At a Politburo meeting on 24 December 1953, Mao confronted Gao and gave him a serious warning that his activities were a severe threat to party unity. At the conference, Mao's position was clear: he condemned Gao for forming "an anti-Party alliance".

On 19 January, Gao wrote Mao stating that Gao had made mistakes and was willing to make self-criticism at the upcoming plenum, and he hoped to speak with Mao. Gao asked Yang Shangkun to deliver the letter, and Yang instead gave it to Liu Shaoqi who called a meeting with others in leadership.

This effectively marked the end of Gao's attempts to advance his position as he realized that he did not in fact have Mao's support. Mao then entrusted Liu Shaoqi, one of the targets of Gao's brief attempt to gain power, with the organization of a plenum in February 1954 that would focus on party unity.

Round table meetings following the Plenum included stronger criticism of Gao. On 17 February, Gao attempted to kill himself by shooting himself; he did not die. His secretary knocked the gun away so that Gao shot the wall instead of himself. Criticism of Gao increased after his attempted suicide. In a speech on 25 February, Zhou Enlai made several accusations against Gao Gang. Zhou accused Gao first of setting up an "independent kingdom", a reference to Gao's power base in the northeast; and second of having "mixed up right and wrong in Soviet relations", a hint at Gao's alleged close ties to the Soviets; and finally of 'fabricating Comrade Mao Zedong's words', as Gao had told others that his plans had Mao's support. Zhou contradicted Gao's belief that the military should play a preeminent role in Chinese politics, condemned Gao's attempts to spread "rumors" about Liu and other leaders, and concluded that Gao's intention was to sow discord and to usurp power within the party and the state. Zhou also condemned Gao's dissolute lifestyle.

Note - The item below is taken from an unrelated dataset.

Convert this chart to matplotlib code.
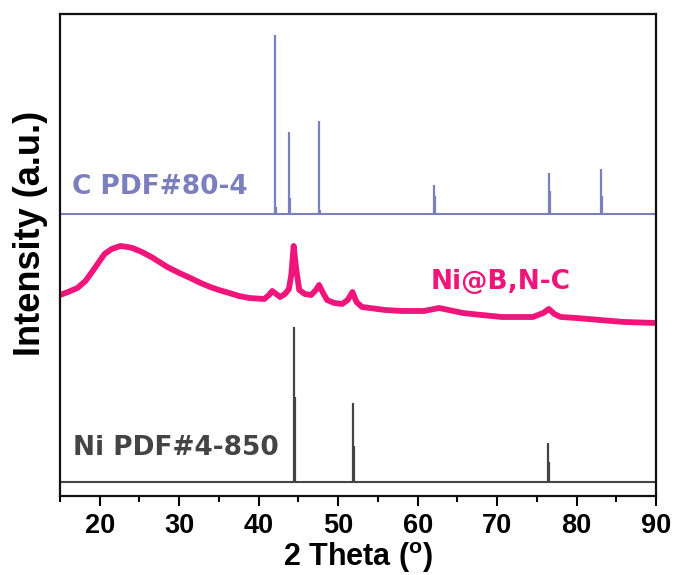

Gao faced additional criticisms from within the Party, including false claims. Gao was placed under house arrest to receive reeducation. While on house arrest in August 1954, Gao killed himself with sleeping pills.

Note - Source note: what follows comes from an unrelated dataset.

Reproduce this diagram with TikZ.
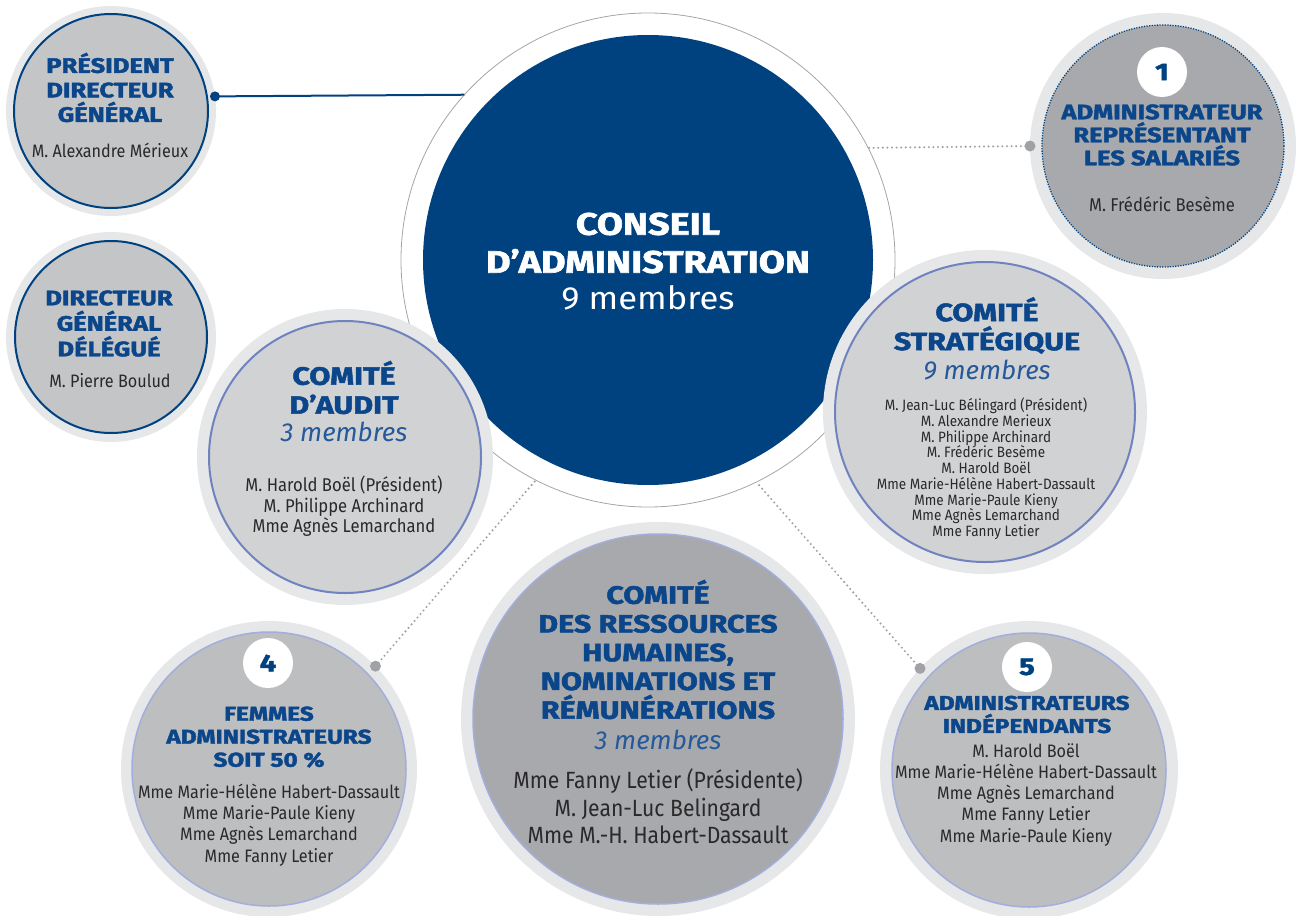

In 1955, Gao was formally expelled from the Party. Gao's ally, Rao, was also expelled from the CCP, and was jailed until his death in 1975.

== Analysis ==
Gao's assumption that Mao would support the elimination of Zhou and Liu, despite Mao's dissatisfaction with them, was mistaken. At the time, Mao was still relatively tolerant of differing opinions, but was confident that both Liu and Zhou would align their views with Mao if pressed. Mao was satisfied with the "unity" that had been achieved by the Yan'an Rectification Movement, and had no intention of altering the basic party structure that had been established at the 1945 Party Congress. Mao disagreed with Gao's own opinion of his role in the revolution (which Mao thought was inflated), and clearly believed that the party should retain a clear command over the state and the military. If Gao's views of the importance of the army in the revolution had prevailed, they would have contradicted Mao's interpretation of the party's history and would have threatened Mao's preeminent position of leadership.

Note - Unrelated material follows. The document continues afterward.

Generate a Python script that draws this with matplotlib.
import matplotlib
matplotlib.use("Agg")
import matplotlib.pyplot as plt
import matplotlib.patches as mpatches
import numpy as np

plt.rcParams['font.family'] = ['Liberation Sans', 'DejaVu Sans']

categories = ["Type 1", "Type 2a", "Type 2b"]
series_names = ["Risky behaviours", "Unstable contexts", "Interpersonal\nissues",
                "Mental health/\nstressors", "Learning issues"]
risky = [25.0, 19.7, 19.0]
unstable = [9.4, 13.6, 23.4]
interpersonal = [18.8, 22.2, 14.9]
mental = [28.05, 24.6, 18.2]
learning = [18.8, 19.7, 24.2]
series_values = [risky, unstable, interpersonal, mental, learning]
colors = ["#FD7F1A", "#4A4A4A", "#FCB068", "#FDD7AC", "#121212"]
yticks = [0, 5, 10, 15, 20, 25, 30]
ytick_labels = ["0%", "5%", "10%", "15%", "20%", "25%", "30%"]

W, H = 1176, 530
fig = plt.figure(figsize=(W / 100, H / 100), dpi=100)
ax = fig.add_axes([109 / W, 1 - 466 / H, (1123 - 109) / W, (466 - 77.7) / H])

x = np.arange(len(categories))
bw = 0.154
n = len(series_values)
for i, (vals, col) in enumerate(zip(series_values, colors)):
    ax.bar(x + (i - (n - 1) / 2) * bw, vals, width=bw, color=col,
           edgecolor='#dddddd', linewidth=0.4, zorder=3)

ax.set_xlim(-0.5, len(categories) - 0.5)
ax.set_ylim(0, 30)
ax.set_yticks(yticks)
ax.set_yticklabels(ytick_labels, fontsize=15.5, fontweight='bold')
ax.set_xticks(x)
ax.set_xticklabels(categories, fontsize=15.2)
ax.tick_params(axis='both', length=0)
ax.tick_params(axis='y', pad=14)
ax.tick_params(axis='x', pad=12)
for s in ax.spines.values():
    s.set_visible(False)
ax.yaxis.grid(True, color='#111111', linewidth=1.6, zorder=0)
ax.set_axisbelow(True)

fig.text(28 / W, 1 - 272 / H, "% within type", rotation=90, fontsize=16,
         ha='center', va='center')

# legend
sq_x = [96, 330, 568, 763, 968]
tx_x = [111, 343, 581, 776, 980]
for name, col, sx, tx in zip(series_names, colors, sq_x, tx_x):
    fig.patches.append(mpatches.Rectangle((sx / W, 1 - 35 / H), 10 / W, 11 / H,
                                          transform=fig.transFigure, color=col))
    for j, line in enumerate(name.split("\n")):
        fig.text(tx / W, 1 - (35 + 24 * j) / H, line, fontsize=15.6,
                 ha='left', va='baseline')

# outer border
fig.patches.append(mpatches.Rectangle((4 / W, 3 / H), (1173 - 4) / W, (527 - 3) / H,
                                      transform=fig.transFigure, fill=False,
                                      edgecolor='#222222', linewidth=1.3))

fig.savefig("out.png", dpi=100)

The "Gao Gang Affair" showed the real risk of factional splits within the party during the first few years of the People's Republic of China, a period that is often seen to be an era of party unity. By attempting to exploit grievances held by some cadres against others, Gao was able to attract the interests of several significant cadres, even if none of them truly backed him. The "Gao Gang Affair" can be viewed simply as a stillborn coup attempt within the Politburo, but its significance is not that it failed to succeed or even to gather basic support. Rather, it showed that there was the possibility of power struggles within the Party that could involve the targeting of very senior Party members. Following the "Gao Gang Affair" there were calls for greater Party unity and there was an increase in centralization as the old regional administrations with their Party and military bodies were abolished, a change that had been planned for some time but that was no doubt spurred on by Gao's attempts to use his regional power to gain power at the center.

Another factor that has often been explored, and probably had great importance at the time, is the Soviet connection. Gao's actions were certainly not seen as a Soviet-backed move against the Chinese Communists, but it is certain that Gao's connections with the Soviets made people suspicious of him. Because Sino-Soviet relations were tense but close (the party endorsed Soviet methods of economic planning but wanted to make sure that the Soviets did not gain increased influence over China) the impression, however slight, that Gao's attempts to gain power might have had links to his friendship with the Soviets would have been viewed with alarm. This can be seen in Zhou Enlai's public comments against Gao at the February 1954 meetings where he charged him with having "mixed up right and wrong in Soviet relations". According to the account Nikita Khrushchev provides in his memoirs, Gao was the Soviet leadership's primary source of information about "the mood in the Chinese Party" and Stalin, apparently driven by the desire to win Mao's trust, handed some of the diplomatic cables from Soviet Ambassador Aleksandr Panyushkin over to Mao. In Khrushchev's opinion, the "betrayal" by Stalin was key to Gao Gang's subsequent fate.

Gao's death not only brought closure to the affair but also made sure that he was duly remembered in a dishonorable fashion as a traitor to the party. Some sources refer to the fall of Gao Gang, along with Rao Shushi, as a prime example of Mao's use of 'Character Assassination' to defeat surrounding political officials in the CCP hierarchy.

Academic Chen Jian writes that although Mao was unsatisfied with Gao and sought to teach him a serious lesson, Mao did not intend to destroy Gao, who shared many of his politics and was a capable figure in the Party. Chen contends that Mao had sought to "freeze" Gao for a while and release him later, crediting Mao's subsequent statements that Mao had considered sending Gao back to Shaanbei with his Party membership and place on the Central Committee intact and that he "fe[lt] very sorry" for not acting before Gao's death.

According to Michael Sheng's analysis of newly-available records, the Gao Gang Affair may have been the backfiring of Mao's attempt to raise the profile of regional leaders like Gao Gang to weaken the role of the "managerial elite" led by Liu Shaoqi and Zhou Enlai, whom he feared would sideline him. When Mao started to have doubts about Gao's loyalty, he quickly abandoned Gao.